A rough loss for the ‘Peg early on, with the national media having descended upon Winnipeg and the hockey world, lovers, haters, it was probably tough to find a TV this thanksgiving in a Canadian home not tuned into the Jets first game back in Winnipeg. Montreal jumped out ahead early and won quite decisively 5-1.
-I’m always wary of games like this for the home team. Distraction plays a major part when there’s an event surrounding the game that’s bigger than the game. The press suggested that the Canadiens were in tough because this would be a loud crowd in Winnipeg, but, they’ve already played this season and can approach this game like any other. It’s just another road game in a loud building. For the Jets, you have to deal with questions pre-game from Scott Oake such as “what’s it like to finally play in a building that cares?” (I’m, of course, paraphrasing the wooden CBC personality’s god-awful question to Evander Kane) and I have to think the players think about that a little too much. Outdoor games tend to favour the road teams (the home team is 2-4), as do home openers (the home team is 9-10 so far this season).
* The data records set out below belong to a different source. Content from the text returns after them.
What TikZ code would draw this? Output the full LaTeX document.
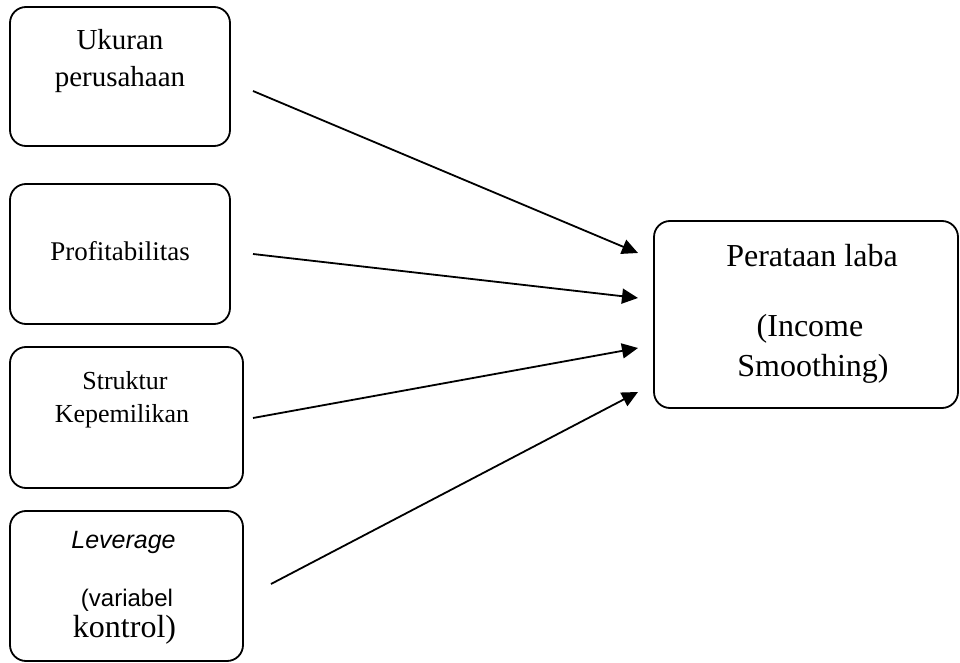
\documentclass[tikz,border=0pt]{standalone}
\usepackage{fontspec}
\setmainfont{Liberation Serif}
\newfontfamily\arialfont{Liberation Sans}
\usetikzlibrary{arrows.meta}

\tikzset{
  varbox/.style={draw, line width=0.9pt, rounded corners=8pt, inner sep=0pt},
  panah/.style={line width=0.9pt, -{Triangle[length=8pt,width=7.5pt]}},
  lbl/.style={anchor=base, inner sep=0pt},
}

\begin{document}
\begin{tikzpicture}[x=0.5pt,y=-0.5pt]
  \useasboundingbox (0,0) rectangle (960,663);

  % kotak variabel
  \node[varbox, minimum width=110pt, minimum height=69.5pt] (ukuran) at (120,76.5) {};
  \node[varbox, minimum width=110pt, minimum height=70pt] (profit) at (120,254) {};
  \node[varbox, minimum width=116.5pt, minimum height=70.5pt] (struktur) at (126.5,417.5) {};
  \node[varbox, minimum width=116.5pt, minimum height=75pt] (leverage) at (126.5,586) {};
  \node[varbox, minimum width=152pt, minimum height=93.5pt] (laba) at (806,314.5) {};

  \node[lbl, font=\fontsize{14.5}{17}\selectfont] (t1a) at (120,50) {Ukuran};
  \node[lbl, font=\fontsize{14.5}{17}\selectfont] (t1b) at (120,87) {perusahaan};
  \node[lbl, font=\fontsize{13.5}{16}\selectfont] (t2) at (120,261) {Profitabilitas};
  \node[lbl, font=\fontsize{13}{15}\selectfont] (t3a) at (125,390) {Struktur};
  \node[lbl, font=\fontsize{13}{15}\selectfont] (t3b) at (122,423) {Kepemilikan};
  \node[lbl, font=\arialfont\itshape\fontsize{12.5}{14}\selectfont] (t4a) at (123.5,549) {Leverage};
  \node[lbl, font=\arialfont\fontsize{12}{14}\selectfont] (t4b) at (127,607) {(variabel};
  \node[lbl, font=\fontsize{16}{19}\selectfont] (t4c) at (124.5,638) {kontrol)};
  \node[lbl, font=\fontsize{16}{19}\selectfont] (t5a) at (812,267) {Perataan laba};
  \node[lbl, font=\fontsize{16}{19}\selectfont] (t5b) at (810,337) {(Income};
  \node[lbl, font=\fontsize{16}{19}\selectfont] (t5c) at (813,377) {Smoothing)};

  % panah
  \coordinate (a1) at (253,91);  \coordinate (b1) at (638,253);
  \coordinate (a2) at (253,254); \coordinate (b2) at (638,298);
  \coordinate (a3) at (253,418); \coordinate (b3) at (638,348);
  \coordinate (a4) at (271,584); \coordinate (b4) at (638,392);
  \draw[panah] (a1) -- (b1);
  \draw[panah] (a2) -- (b2);
  \draw[panah] (a3) -- (b3);
  \draw[panah] (a4) -- (b4);

\end{tikzpicture}
\end{document}
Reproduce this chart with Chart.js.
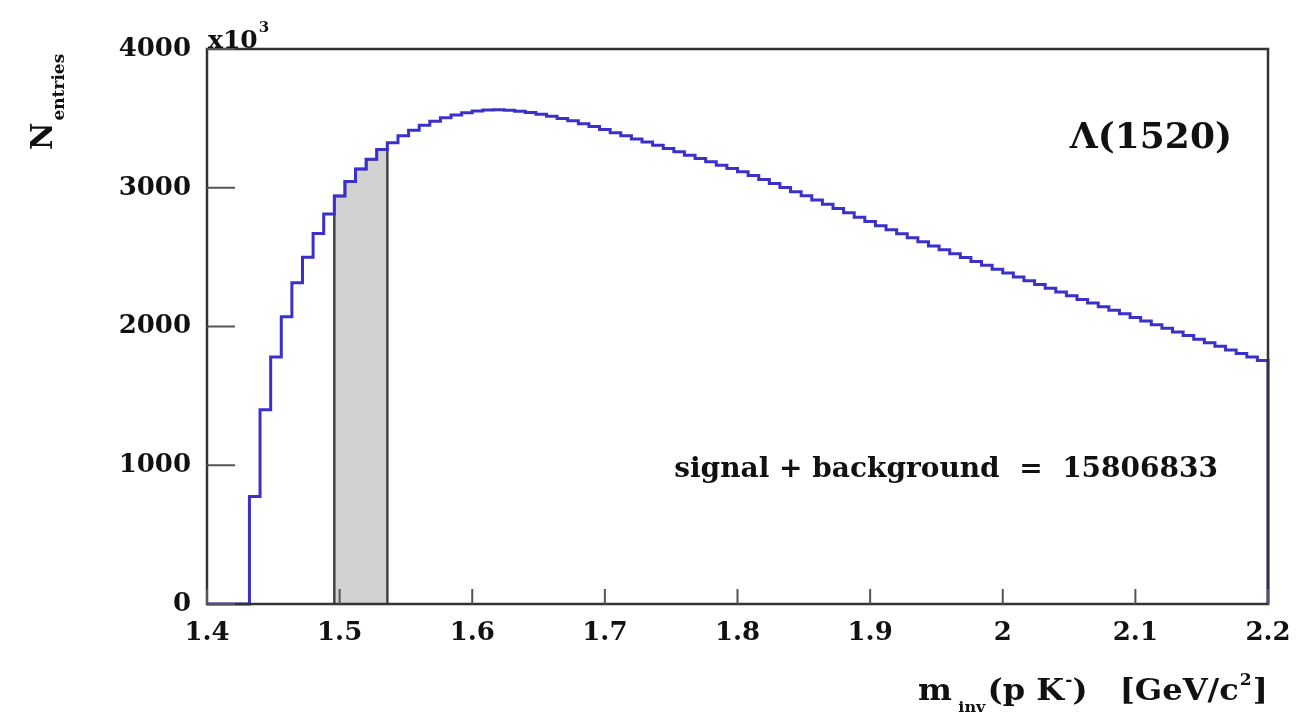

-All that in mind, Winnipeg came out skating and got some good chances early on, but they were gripping their sticks pretty tight and looked inept inside the perimeter. The lacklustre powerplay didn’t help and Montreal did a good job at taking away Dustin Byfuglien’s shooting space. He had just six attempts at net in the game when normally he’d have 10 or 11 last season and a lot of that came because he only got a couple of shots on the powerplay, both outside efforts. He’s a versitile guy who can move up and down the zone in with the extra man but nothing was available to him. His best chance of the night, by the way, came in the second period when Alexandr Burmistrov deked around his man and tried to pass it to Brett MacLean, but the puck ricocheted off Gomez and landed right on Byfuglien’s stick in the slot. It looked like even Byfuglien was surprised it came but he got a good shot away anyway. Carey Price was surprised it came, too, but it caught him right in the middle.
-Winnipeg’s goal itself was pretty sloppy, but who’s kidding? Most goals in this game are. Mark Stuart tossed it at the net and Brett MacLean ran some borderline goalie interference as Nik Antropov of all people started hacking away at it and it got by Carey Price. It wasn’t a real thing of beauty, but the blue-collar goals count just as much on the scoreboard as the ones that ripple the twine in a way that makes it visible all over the rink. Interestingly with this workmanlike goal is that it’s in the spirit championed by Canadian hockey players, but a Kazakh, an American and a Russian figured in on the official tally.
-The worst call of the game, and the possible end-point to any hope the Jets may have had was when Byfuglien “interfered with” Brian Gionta while crossing the ice in front of Tobias Enstrom to set up a one-timer. That said, Montreal’s excecution on the ensuing 4-on-3 was surgical and there was absolutely nothing Ondrej Pavelec could do on that shot by Yannick Weber. No relation to Shea, but you wouldn’t have known it on that play.
-Blake Wheeler drew a penalty on a breakaway that he created for himself out of nothing. Receiving the stretch pass and knowing he didn’t have enough space to free himself up, Wheeler flipped the puck forward, knowing he could out-skate anybody ahead of him. He rushed onto the puck and moved in, but, a recurring problem from Sunday afternoon, he completely lost control of it when he made his deke. Montreal defenseman Weber was penalized on the play for holding, but it looked like he had made a pretty strong hockey play and pushed Wheeler off the puck. Regardless, you could see some of the speed and skill that Wheeler has and he will score a lot of cool goals this season.
-Finally, just a word on Pavelec. He allowed the second shot of the season and looked shaky in the first period, giving a lot of pucks just a little bit more life around the crease before smothering them. He didn’t get a lot of help from his defense, particularly Johnny Oduya, but he has to play better. I won’t fault him on any of the goals except on Max Pacioretty’s, but a good goalie needs to come up with at least one more big stop to give his team a chance. He wasn’t the reason they gave up five goals but has a lot of room to be better.